# Just sharing these



## ScareShack (May 26, 2006)

Hearse that carried JFK is for sale...wow big money!
http://cgi.ebay.com/ebaymotors/1964-Miller-Meteor-Hearse-that-carried-Kennedy-JFK_W0QQitemZ110130527665QQihZ001QQcategoryZ6152QQrdZ1QQcmdZViewItem

And also this 450hp hearse is awesome!!!!!!
http://cgi.ebay.com/ebaymotors/HOT-ROD-HEARSE-1977-Cadillac-S-S-450hp-3-73posi-NICE_W0QQitemZ160122617504QQihZ006QQcategoryZ6472QQrdZ1QQcmdZViewItem


----------



## TwistedDementia (May 2, 2007)

You know.... I thinking I would go for the horsepower over a famous person, but that's just me... Twisted?

Thanks for sharing SS.


----------



## ScareShack (May 26, 2006)

twisted, im with u, that second one is awesome.


----------



## slimy (Jul 12, 2006)

I can't decide. I guess I'll just have to get both of them.


----------



## dave the dead (Jan 31, 2007)

tough choice, but I'd have to go traditional on this one....My wife's grandfather used to work at the Miller Meteor plant that made those oldies....


----------



## Sickie Ickie (Jun 20, 2006)

I's take neither. I like the original look to the hearse.


----------



## Revenant (Mar 17, 2007)

I'm with TD... gimme a muscle hearse!
Of course, if I had my _true_ choice I'd want the Munstermobile or the Dragula!

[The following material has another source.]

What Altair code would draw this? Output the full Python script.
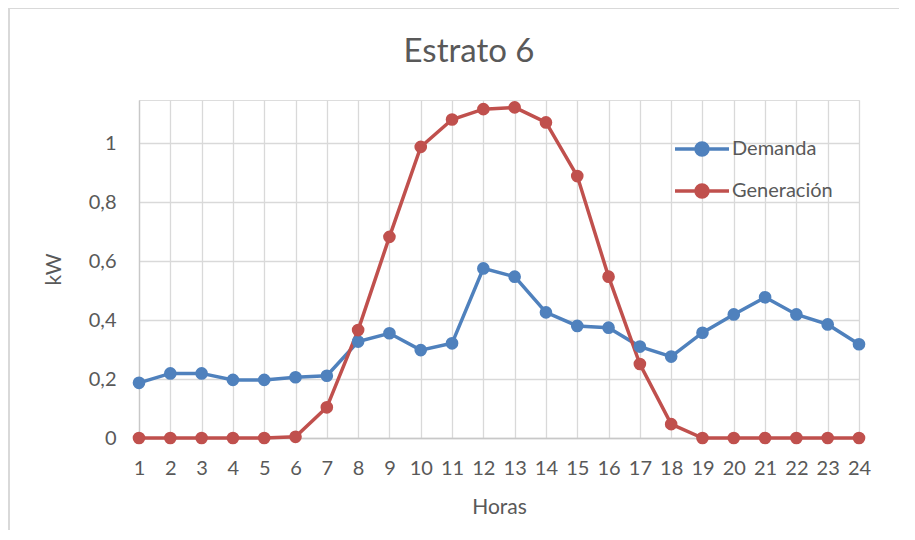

Now _THOSE_ were the ultimate haunters rides!


----------



## Lilly (Jun 13, 2006)

SS check these links out...
http://www.angelfire.com/zine/TheHearseEnthusiast/links1.html
I would take either one.... I like the original style best , but would really like a motorcycle hearse!!


----------



## slightlymad (May 25, 2006)

Man I hate it when I cant see the pics at work. The better half says the other cars half to go before a hearse can be added. Which means it will be awhile cause the flower car stays.


----------